Darrell fired off as soon as he entered, his thoughts on whats wrong with our society, why he thought these riots were happening and who was to blame and I listened for a while with the greatest of interest. He was fuelled with many opinions of why society, government and life has done so wrong for him and many young people in Britain.
We sat around a table, with 4 other contributors, Real and Sterling both youth workers, Monifa and my next door neighbour Sohail. We had an open discussion about what happened yesterday, what we thought, who we blamed and what there is to do about it. The discussion could have gone on for hours.
After the show, I continued to talk to Darrell because he made me very intrigued. Darrell partially explained how no one would ever listen to someone like him – ex convict, ex drug dealer and no good do-er. Darrell is now a consultant, a voice of youth and gang culture and often contributes to the BBC or other agencies. What changed you? I asked. My body just couldn’t cope with it anymore, he said. I was sent to prison at 29 and things like that change you. You think to yourself, what have you got? Nothing. Where are you going with this? Nowhere.
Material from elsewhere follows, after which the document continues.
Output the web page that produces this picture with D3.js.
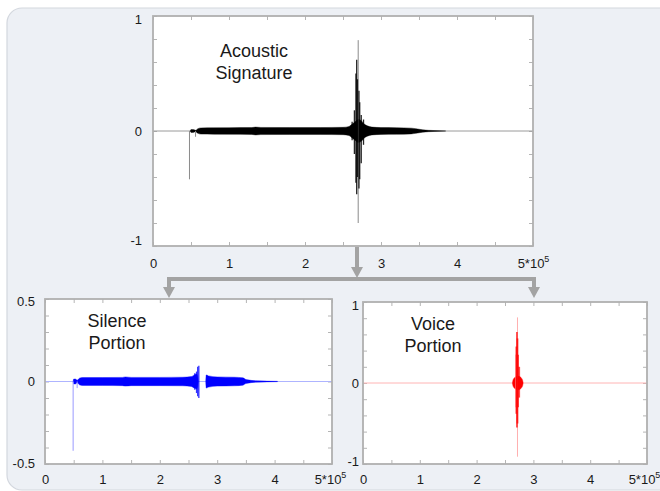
<!DOCTYPE html>
<html><head><meta charset="utf-8">
<script src="https://cdn.jsdelivr.net/npm/d3@7"></script>
<style>
body{margin:0;background:#fff}
svg{display:block}
text{font-family:"Liberation Sans",Arial,sans-serif;fill:#1a1a1a}
</style></head>
<body><svg id="c" width="660" height="491"></svg>
<script>
// ---------- data (x in units of 10^5 samples, amplitude) ----------
const xTickValues = [0, 1, 2, 3, 4, 5];
const xLabelText = ["0", "1", "2", "3", "4", "5*10"];
const topYLabels = [-1, 0, 1];
const silenceYLabels = [-0.5, 0, 0.5];
const voiceYLabels = [-1, 0, 1];

// symmetric amplitude envelopes [x, amplitude]; null breaks the trace
const topEnvelope = [[0.49,0],[0.50,0.012],[0.53,0.012],[0.56,0.006],[0.59,0.02],[0.63,0.027],[0.8,0.028],[1.0,0.029],[1.3,0.03],[1.35,0.034],[1.42,0.031],[1.8,0.03],[2.2,0.03],[2.5,0.032],[2.58,0.04],[2.62,0.06],[2.66,0.08],[2.70,0.1],[2.74,0.09],[2.78,0.06],[2.82,0.045],[2.88,0.034],[3.0,0.03],[3.2,0.029],[3.4,0.025],[3.46,0.02],[3.55,0.01],[3.7,0.004],[3.85,0.001]];
const topSpikes = [[2.62,-0.08,0.08],[2.65,-0.2,0.18],[2.67,-0.45,0.5],[2.68,-0.55,0.62],[2.69,-0.4,0.45],[2.71,-0.5,0.35],[2.72,-0.42,0.25],[2.74,-0.28,0.14],[2.77,-0.12,0.1]];
const topThinSpikes = [[0.48,-0.42,0],[0.56,-0.05,0],[2.70,-0.8,0.79]];

const silenceEnvelope = [[0.49,0],[0.50,0.015],[0.53,0.015],[0.56,0.008],[0.6,0.02],[0.65,0.024],[1.0,0.024],[1.35,0.025],[1.4,0.028],[1.5,0.025],[2.0,0.025],[2.4,0.026],[2.55,0.03],[2.6,0.04],[2.64,0.045],[2.66,0.03],[2.67,0],null,[2.80,0],[2.81,0.04],[2.85,0.034],[3.0,0.028],[3.3,0.026],[3.45,0.022],[3.5,0.012],[3.7,0.004],[4.05,0.001]];
const silenceSpikes = [[2.61,-0.05,0.05],[2.64,-0.07,0.06],[2.66,-0.09,0.09],[2.68,-0.1,0.095],[2.82,-0.03,0.04]];
const silenceThinSpikes = [[0.49,-0.42,0],[0.56,-0.04,0]];

const voiceEnvelope = [[2.63,0],[2.64,0.035],[2.66,0.06],[2.69,0.078],[2.72,0.085],[2.76,0.08],[2.79,0.06],[2.81,0.035],[2.82,0]];
const voiceSpikes = [[2.70,-0.38,0.45],[2.71,-0.55,0.63],[2.72,-0.5,0.55],[2.73,-0.3,0.35],[2.75,-0.18,0.2]];
const voiceThinSpikes = [[2.72,-0.91,0.81],[2.69,-0.3,0.35]];

// ---------- drawing ----------
const svg = d3.select("#c");

// background panel
svg.append("rect").attr("x",7).attr("y",8).attr("width",670).attr("height",482)
  .attr("rx",15).attr("fill","#edf0f5").attr("stroke","#d3d7de").attr("stroke-width",1.2);

function chart(o){
  const g = svg.append("g");
  const x = d3.scaleLinear().domain([0,5]).range([o.left,o.right]);
  const y = d3.scaleLinear().domain(o.ydom).range([o.bottom,o.top]);
  g.append("rect").attr("x",o.left).attr("y",o.top).attr("width",o.right-o.left)
    .attr("height",o.bottom-o.top).attr("fill","#fff");

  // tick marks (inward, all four sides)
  const xt = d3.range(0,5.001,0.5), yt = d3.range(o.ydom[0],o.ydom[1]+1e-9,o.yStep);
  const mk = (axis, tx, ty) => {
    const a = g.append("g").attr("transform",`translate(${tx},${ty})`).call(axis);
    a.select(".domain").remove();
    a.selectAll("line").attr("stroke","#b5b5b5").attr("stroke-width",1);
  };
  mk(d3.axisBottom(x).tickValues(xt).tickSize(-4).tickFormat(""),0,o.bottom);
  mk(d3.axisTop(x).tickValues(xt).tickSize(-4).tickFormat(""),0,o.top);
  mk(d3.axisLeft(y).tickValues(yt).tickSize(-4).tickFormat(""),o.left,0);
  mk(d3.axisRight(y).tickValues(yt).tickSize(-4).tickFormat(""),o.right,0);

  // zero line
  g.append("line").attr("x1",o.left).attr("x2",o.right).attr("y1",y(0)).attr("y2",y(0))
    .attr("stroke",o.baseColor).attr("stroke-width",1);

  // envelope
  const area = d3.area().defined(d=>d!==null).x(d=>x(d[0])).y0(d=>y(-d[1])).y1(d=>y(d[1]))
    .curve(d3.curveMonotoneX);
  g.append("path").attr("d",area(o.env)).attr("fill",o.color).attr("stroke",o.color).attr("stroke-width",0.4);

  // spikes
  g.selectAll(null).data(o.thin).join("line")
    .attr("x1",d=>x(d[0])).attr("x2",d=>x(d[0])).attr("y1",d=>y(d[1])).attr("y2",d=>y(d[2]))
    .attr("stroke",o.thinColor).attr("stroke-width",1);
  g.selectAll(null).data(o.spikes).join("line")
    .attr("x1",d=>x(d[0])).attr("x2",d=>x(d[0])).attr("y1",d=>y(d[1])).attr("y2",d=>y(d[2]))
    .attr("stroke",o.color).attr("stroke-width",o.spikeWidth).attr("stroke-opacity",o.spikeOpacity);

  // frame
  g.append("rect").attr("x",o.left).attr("y",o.top).attr("width",o.right-o.left)
    .attr("height",o.bottom-o.top).attr("fill","none").attr("stroke","#b0b0b0").attr("stroke-width",1.8);

  // x labels
  const xl = g.append("g").attr("transform",`translate(0,${o.bottom})`)
    .call(d3.axisBottom(x).tickValues(xTickValues).tickSize(0).tickPadding(o.xPad)
      .tickFormat((d,i)=>xLabelText[i]));
  xl.select(".domain").remove();
  xl.selectAll("text").attr("font-size",13).attr("fill","#1a1a1a")
    .style("font-family",'"Liberation Sans",Arial,sans-serif')
    .each(function(d,i){
      if(i===xTickValues.length-1){
        d3.select(this).attr("dx",o.lastDx).append("tspan").attr("dy",-6).attr("font-size",9).text("5");
      }
    });

  // y labels
  const yl = g.append("g").attr("transform",`translate(${o.left},0)`)
    .call(d3.axisLeft(y).tickValues(o.yLabels).tickSize(0).tickPadding(o.yPad).tickFormat(d=>String(d)));
  yl.select(".domain").remove();
  yl.selectAll("text").attr("font-size",13).attr("fill","#1a1a1a")
    .style("font-family",'"Liberation Sans",Arial,sans-serif')
    .attr("dy",(d,i)=>o.yDy[i]);

  // title
  const t = g.append("text").attr("x",o.tx).attr("y",o.ty).attr("text-anchor","middle").attr("font-size",18);
  o.title.forEach((s,i)=>t.append("tspan").attr("x",o.tx).attr("dy",i?22:0).text(s));
}

chart({left:153,right:533,top:16,bottom:246,ydom:[-1,1],yStep:0.2,yLabels:topYLabels,
  env:topEnvelope,spikes:topSpikes,thin:topThinSpikes,color:"#000",thinColor:"#8a8a8a",spikeOpacity:0.85,spikeWidth:1.3,
  baseColor:"#9a9a9a",xPad:13,yPad:11,yDy:["-0.15em","0.32em","0.6em"],lastDx:0,
  title:["Acoustic","Signature"],tx:254,ty:57});

chart({left:45,right:332,top:299,bottom:464,ydom:[-0.5,0.5],yStep:0.1,yLabels:silenceYLabels,
  env:silenceEnvelope,spikes:silenceSpikes,thin:silenceThinSpikes,color:"#0000ff",thinColor:"#9a9aff",spikeOpacity:0.8,spikeWidth:1.3,
  baseColor:"#aeb4ff",xPad:11,yPad:10,yDy:["0.3em","0.32em","0.5em"],lastDx:-2,
  title:["Silence","Portion"],tx:117,ty:327});

chart({left:363,right:647,top:302,bottom:464,ydom:[-1,1],yStep:0.2,yLabels:voiceYLabels,
  env:voiceEnvelope,spikes:voiceSpikes,thin:voiceThinSpikes,color:"#ff0000",thinColor:"#ffb0b0",spikeOpacity:0.7,spikeWidth:1.8,
  baseColor:"#ffb4b4",xPad:11,yPad:4,yDy:["0.1em","0.32em","0.6em"],lastDx:-3,
  title:["Voice","Portion"],tx:433,ty:330});

// connector arrows
const ac = "#a3a3a3";
const ag = svg.append("g").attr("fill","none").attr("stroke",ac).attr("stroke-width",4);
ag.append("path").attr("d","M357,247V268");
ag.append("path").attr("d","M169,289V279H534V289");
const head = (cx,tip)=>svg.append("path").attr("d",`M${cx-6},${tip-11}L${cx+6},${tip-11}L${cx},${tip}Z`).attr("fill",ac);
head(357,278); head(169,298); head(534,298);
</script>
</body></html>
Darrell is now a 38 year old man and I can see the gentleness behind all the yell. Its the loud, opinionated, slightly aggressive thing that can scare or be misinterpreted. He got me to see beyond the guy in the hoodie (he wasn’t wearing one, but he might as well be). He pointed out how blind I was to what is going on in our society, not by bashing me but by pointing out to me that all this riot has always been there, just swept under the rug and now its come to the surface – we are shell shocked but its always been there. The harsh brash reality has finally hit us all.
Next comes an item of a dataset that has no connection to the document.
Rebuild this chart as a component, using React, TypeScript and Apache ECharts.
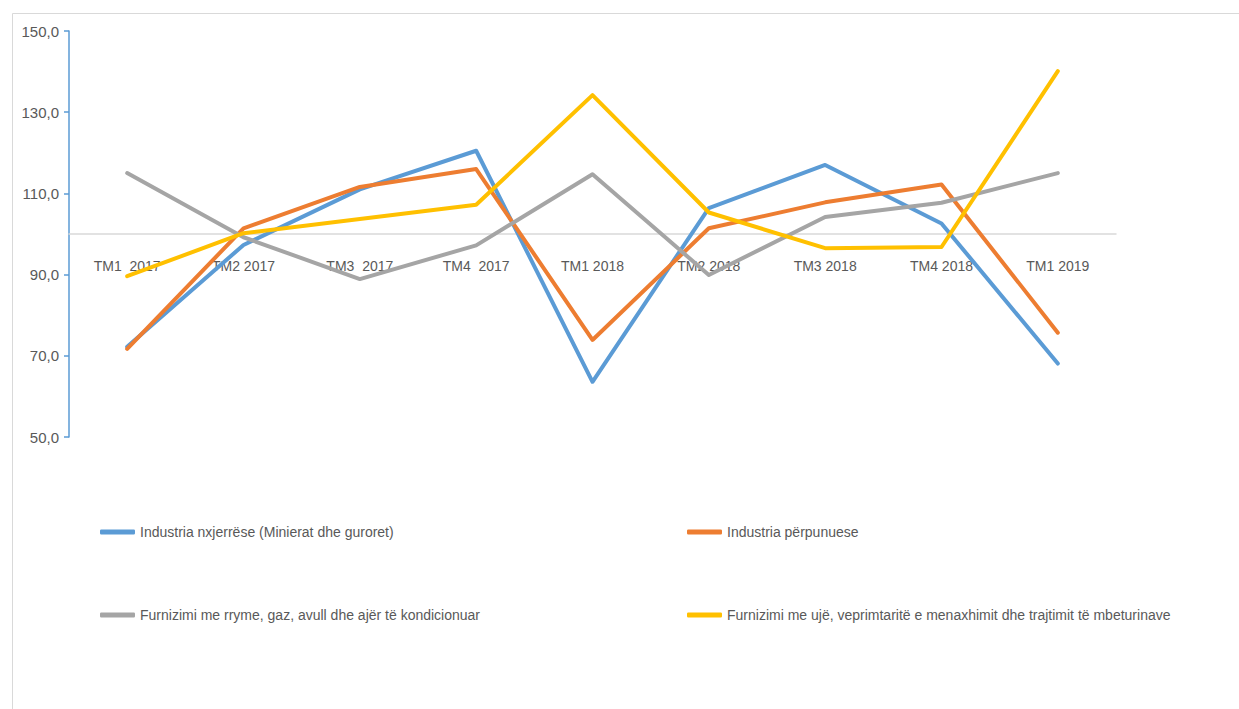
import React, { useEffect, useRef } from "react";
import * as echarts from "echarts";

const categories = [
  "TM1  2017",
  "TM2 2017",
  "TM3  2017",
  "TM4  2017",
  "TM1 2018",
  "TM2 2018",
  "TM3 2018",
  "TM4 2018",
  "TM1 2019",
];

const seriesNames = [
  "Industria nxjerrëse (Minierat dhe guroret)",
  "Industria përpunuese",
  "Furnizimi me rryme, gaz, avull dhe ajër të kondicionuar",
  "Furnizimi me ujë, veprimtaritë e menaxhimit dhe trajtimit të mbeturinave",
];

const miningValues = [72.2, 97.3, 111.0, 120.5, 63.6, 106.4, 117.0, 102.6, 68.1];
const manufacturingValues = [71.7, 101.4, 111.6, 116.0, 73.9, 101.4, 107.8, 112.2, 75.7];
const energyValues = [115.0, 99.2, 88.9, 97.2, 114.7, 89.9, 104.2, 107.7, 115.0];
const waterValues = [89.6, 100.2, 103.7, 107.2, 134.2, 105.3, 96.5, 96.8, 140.1];

const colors = ["#5b9bd5", "#ed7d31", "#a5a5a5", "#ffc000"];
const FONT = "'Liberation Sans Narrow', 'Arial Narrow', 'Liberation Sans', sans-serif";

export default function App() {
  const ref = useRef<HTMLDivElement>(null);

  useEffect(() => {
    if (!ref.current) return;
    const chart = echarts.init(ref.current, null, { renderer: "svg" });
    const allValues = [miningValues, manufacturingValues, energyValues, waterValues];
    const legendPos = [
      { left: 100, top: 525 },
      { left: 687, top: 525 },
      { left: 100, top: 608 },
      { left: 687, top: 608 },
    ];
    chart.setOption({
      animation: false,
      backgroundColor: "#ffffff",
      graphic: [
        {
          type: "rect",
          shape: { x: 12.5, y: 13.5, width: 1400, height: 900 },
          style: { fill: "none", stroke: "#d9d9d9", lineWidth: 1 },
          silent: true,
        },
      ],
      legend: legendPos.map((p, i) => ({
        data: [seriesNames[i]],
        left: p.left,
        top: p.top,
        padding: 0,
        icon: "roundRect",
        itemWidth: 35,
        itemHeight: 5,
        textStyle: { color: "#595959", fontSize: 14, fontFamily: FONT },
      })),
      grid: { left: 69, right: 123, top: 31, bottom: 272 },
      xAxis: {
        type: "category",
        data: categories,
        boundaryGap: true,
        position: "bottom",
        offset: -203,
        axisLine: { show: true, lineStyle: { color: "#d9d9d9", width: 1.5 } },
        axisTick: { show: false },
        axisLabel: {
          color: "#595959",
          fontSize: 14,
          fontFamily: FONT,
          margin: 25,
          interval: 0,
        },
        splitLine: { show: false },
      },
      yAxis: {
        type: "value",
        min: 50,
        max: 150,
        interval: 20,
        axisLine: { show: true, lineStyle: { color: "#5b9bd5", width: 1.5 } },
        axisTick: { show: true, length: 5, lineStyle: { color: "#5b9bd5", width: 1.5 } },
        axisLabel: {
          color: "#595959",
          fontSize: 15,
          fontFamily: FONT,
          margin: 10,
          formatter: (v: number) => v.toFixed(1).replace(".", ","),
        },
        splitLine: { show: false },
      },
      series: seriesNames.map((name, i) => ({
        name,
        type: "line",
        data: allValues[i],
        symbol: "none",
        lineStyle: { color: colors[i], width: 4, cap: "round", join: "round" },
        itemStyle: { color: colors[i] },
      })),
    });
    return () => chart.dispose();
  }, []);

  return (
    <div
      ref={ref}
      style={{ position: "fixed", left: 0, top: 0, width: 1239, height: 709 }}
    />
  );
}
I refused to be belittled for not knowing what actually goes on in estates, frankly, I just didn’t and don’t want to know. I grew up in them and I am entirely happy to have gotten out and he wasn’t going to make me feel guilty for my new middle class and blind realisation of estate culture – the one raging to be heard. But he made me realise something, that I didn’t care and now its biting me in the face.
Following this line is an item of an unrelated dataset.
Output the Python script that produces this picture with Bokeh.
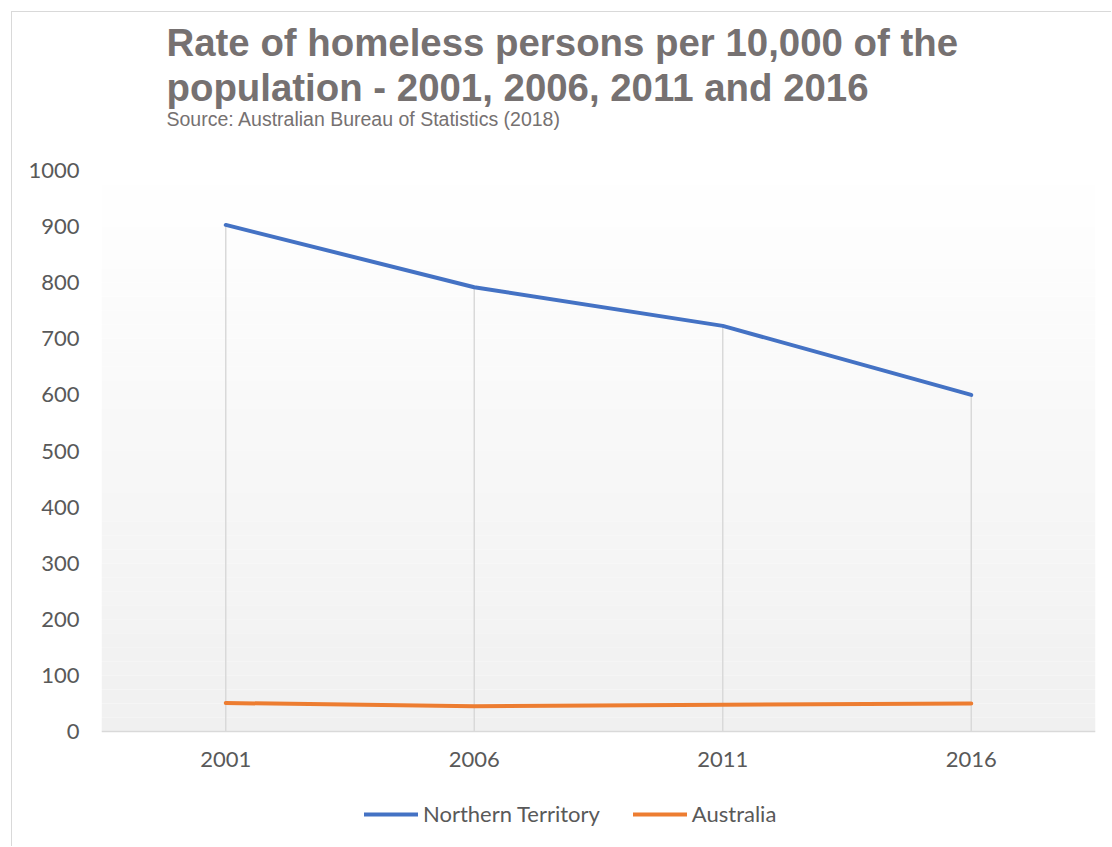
from bokeh.plotting import figure
from bokeh.models import (Range1d, FactorRange, FixedTicker, Title,
                          Legend, LegendItem, BoxAnnotation, ColumnDataSource)
from bokeh.embed import file_html
from bokeh.resources import INLINE

# ---- data ----
years = ["2001", "2006", "2011", "2016"]
northern_territory = [903, 792, 723, 600]
australia = [50.8, 45.2, 47.6, 49.8]
series_names = ["Northern Territory", "Australia"]
y_ticks = [0, 100, 200, 300, 400, 500, 600, 700, 800, 900, 1000]
title_lines = ["Rate of homeless persons per 10,000 of the",
               "population - 2001, 2006, 2011 and 2016"]
subtitle = "Source: Australian Bureau of Statistics (2018)"

Y_MAX = 1000
PLOT_H_PX = 561            # pixel height of the 0..1000 value band
BELOW_PX = 116             # space under the value band (axis labels + legend)
y_start = -Y_MAX * BELOW_PX / PLOT_H_PX

TICK_FONT = "Lato"
GREY_TXT = "#595959"
TITLE_GREY = "#767171"

p = figure(width=1100, height=835, x_range=FactorRange(*years, range_padding=0),
           y_range=Range1d(y_start, Y_MAX), output_backend="svg",
           toolbar_location=None, title=None, min_border_left=89,
           min_border_right=17, min_border_top=158, min_border_bottom=0)
p.styles = {"margin-left": "11px", "margin-top": "11px",
            "border-left": "1px solid #d9d9d9", "border-top": "1px solid #d9d9d9"}
p.outline_line_color = None
p.background_fill_color = "white"
p.border_fill_color = "white"
p.xgrid.visible = False
p.ygrid.visible = False

# gradient background of plot area (white at top -> light grey at bottom)
n = 40
for i in range(n):
    y0 = Y_MAX * i / n
    y1 = Y_MAX * (i + 1) / n
    frac = 1 - (i + 0.5) / n
    c = int(round(255 - 15 * frac))
    p.add_layout(BoxAnnotation(bottom=y0, top=y1, fill_color=(c, c, c), fill_alpha=1,
                               line_color=None, level="underlay"))

# drop lines
src = ColumnDataSource(dict(x=years, nt=northern_territory, au=australia,
                            zero=[0] * len(years)))
p.segment(x0="x", y0="zero", x1="x", y1="nt", source=src, line_color="#d9d9d9",
          line_width=1.5)

r_nt = p.line("x", "nt", source=src, line_color="#4472C4", line_width=4,
              line_cap="round", line_join="round")
r_au = p.line("x", "au", source=src, line_color="#ED7D31", line_width=4,
              line_cap="round", line_join="round")

# axes
p.yaxis.ticker = FixedTicker(ticks=y_ticks)
p.yaxis.axis_line_color = None
p.yaxis.major_tick_line_color = None
p.yaxis.minor_tick_line_color = None
p.yaxis.major_tick_out = 0
p.yaxis.major_label_standoff = 22
p.yaxis.major_label_text_font = TICK_FONT
p.yaxis.major_label_text_font_size = "22px"
p.yaxis.major_label_text_color = GREY_TXT

p.xaxis.fixed_location = 0
p.xaxis.axis_line_color = "#d9d9d9"
p.xaxis.axis_line_width = 1.5
p.xaxis.major_tick_line_color = None
p.xaxis.minor_tick_line_color = None
p.xaxis.major_tick_out = 0
p.xaxis.major_label_standoff = 20
p.xaxis.major_label_text_font = TICK_FONT
p.xaxis.major_label_text_font_size = "22px"
p.xaxis.major_label_text_color = GREY_TXT

# titles (added bottom-up: first one sits closest to the plot)
p.add_layout(Title(text=subtitle, align="left", offset=65, standoff=82,
                   text_font="Liberation Sans", text_font_style="normal",
                   text_font_size="19.5px", text_color=TITLE_GREY), "above")
p.add_layout(Title(text="\n".join(title_lines), align="left", offset=65, standoff=-90,
                   text_font="Liberation Sans", text_font_style="bold",
                   text_font_size="38.4px", text_line_height=1.05,
                   text_color=TITLE_GREY), "above")

legend = Legend(items=[LegendItem(label=series_names[0], renderers=[r_nt]),
                       LegendItem(label=series_names[1], renderers=[r_au])],
                location=(263, 20), orientation="horizontal",
                padding=0, margin=0, spacing=33, glyph_width=54, glyph_height=24,
                label_standoff=5, label_height=24,
                label_text_font=TICK_FONT, label_text_font_size="22px",
                label_text_color=GREY_TXT, border_line_color=None,
                background_fill_alpha=0)
p.add_layout(legend, "center")

open("out.html", "w").write(file_html(p, INLINE))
Its people like you who they will listen to, people like you, not people like me. Help the kids, get the youth centres up again. Tell the government, your local MP to help the young people.
Well, yeah, thats a letter to parliament. Thats easy. As an average tax payer, its not as easy as that is it? But what would they do anyway? This stems in so many directions and layers are embedded. We live in an interweb of generations and generations of a class system, prejudice, drugs, alcohol, lack of education, government cuts and the list goes on and on. Writing a letter is a simple start that anyone can do to contribute in numbers but doesn’t it just start from the beginning? From birth? Is it too late?
Sterling
Sterling, also a loud, opinionated and angry youth worker is from a maturer generation. He used the metaphor of Lord Of The Flies. If you let children loose, they become savages in any society and in any era of time. Something has to change.
There is a huge problem and these last few days have totally changed the city, the country and probably the world. What can we do but throw our hands, sigh with a huge weight on our shoulders and not knowing where to start? We are altogether now, united but are we going to forget? Sweep it under the rug again with our broom?
First we should listen. This is what we all agreed.
Monik & Real
Thank you to Robyn Bresnahan and Mark at BBC World News and for Sterling, Real, Monik and Darrell for turning my blind into such an insight.